Work to be completed: Write out, word for word, every line from the first one through the line that holds "Chart.register(...registerables);", and nothing else; skip the pictures.

Data segment:
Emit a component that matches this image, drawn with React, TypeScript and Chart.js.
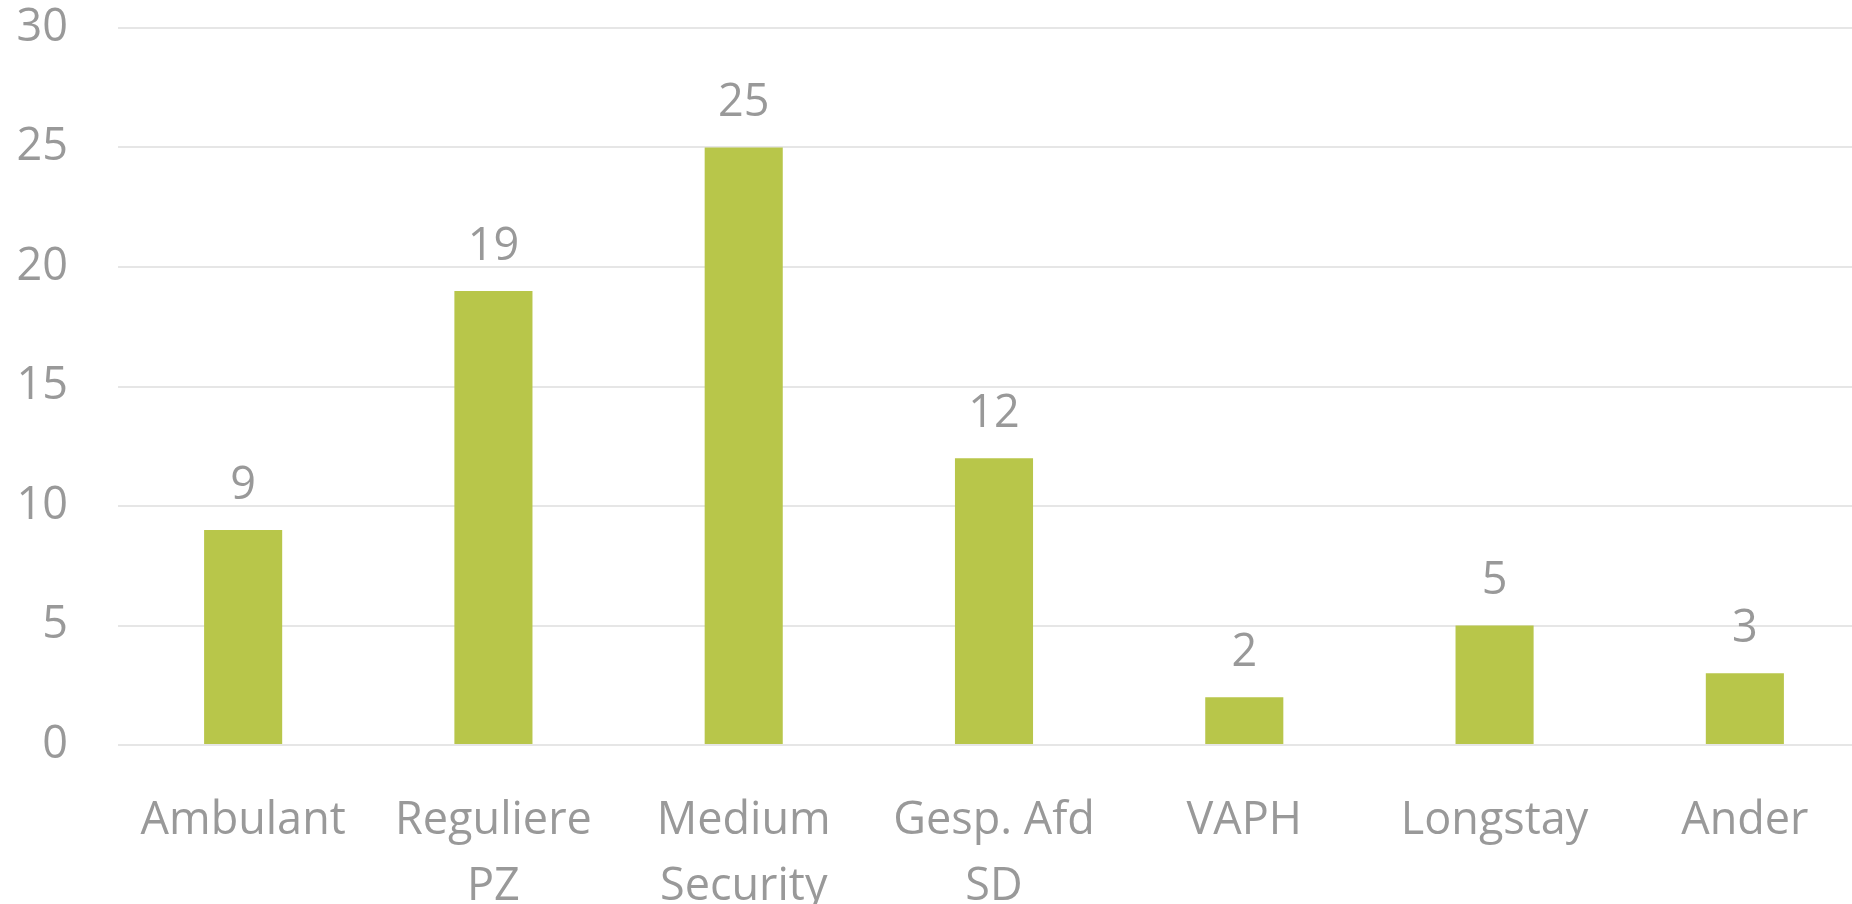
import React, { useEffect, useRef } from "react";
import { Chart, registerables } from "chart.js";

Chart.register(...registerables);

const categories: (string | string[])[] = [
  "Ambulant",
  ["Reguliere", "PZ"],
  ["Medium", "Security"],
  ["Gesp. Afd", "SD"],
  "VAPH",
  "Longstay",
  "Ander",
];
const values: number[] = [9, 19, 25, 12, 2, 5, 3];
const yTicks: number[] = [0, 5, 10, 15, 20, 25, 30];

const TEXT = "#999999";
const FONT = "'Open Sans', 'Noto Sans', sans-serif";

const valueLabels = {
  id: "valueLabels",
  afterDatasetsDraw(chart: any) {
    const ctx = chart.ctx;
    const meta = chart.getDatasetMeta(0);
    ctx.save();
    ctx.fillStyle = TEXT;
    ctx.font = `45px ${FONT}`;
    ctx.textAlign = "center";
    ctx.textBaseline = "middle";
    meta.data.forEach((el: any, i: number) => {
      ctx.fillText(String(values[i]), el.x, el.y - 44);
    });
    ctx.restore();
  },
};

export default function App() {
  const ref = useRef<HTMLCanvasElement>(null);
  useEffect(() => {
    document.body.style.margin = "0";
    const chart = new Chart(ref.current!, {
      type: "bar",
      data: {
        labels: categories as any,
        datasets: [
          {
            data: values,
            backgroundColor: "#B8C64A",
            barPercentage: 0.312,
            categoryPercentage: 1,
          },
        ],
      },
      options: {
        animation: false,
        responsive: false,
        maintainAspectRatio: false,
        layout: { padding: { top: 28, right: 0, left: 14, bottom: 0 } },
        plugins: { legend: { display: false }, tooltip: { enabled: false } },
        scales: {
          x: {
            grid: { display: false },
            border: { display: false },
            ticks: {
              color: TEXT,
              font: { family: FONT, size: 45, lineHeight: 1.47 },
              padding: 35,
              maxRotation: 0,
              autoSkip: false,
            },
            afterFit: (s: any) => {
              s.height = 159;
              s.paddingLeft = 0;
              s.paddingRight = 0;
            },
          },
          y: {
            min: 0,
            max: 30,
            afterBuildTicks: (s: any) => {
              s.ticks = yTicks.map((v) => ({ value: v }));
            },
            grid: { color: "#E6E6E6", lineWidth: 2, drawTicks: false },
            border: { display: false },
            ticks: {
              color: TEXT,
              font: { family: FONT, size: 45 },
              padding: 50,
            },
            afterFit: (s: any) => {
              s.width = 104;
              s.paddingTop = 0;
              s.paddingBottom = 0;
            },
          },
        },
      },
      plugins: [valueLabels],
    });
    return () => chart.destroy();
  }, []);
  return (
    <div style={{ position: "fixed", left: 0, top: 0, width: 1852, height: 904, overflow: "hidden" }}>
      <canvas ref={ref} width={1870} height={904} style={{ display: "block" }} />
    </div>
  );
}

Exercise result:
Emit a component that matches this image, drawn with React, TypeScript and Chart.js.
import React, { useEffect, useRef } from "react";
import { Chart, registerables } from "chart.js";

Chart.register(...registerables);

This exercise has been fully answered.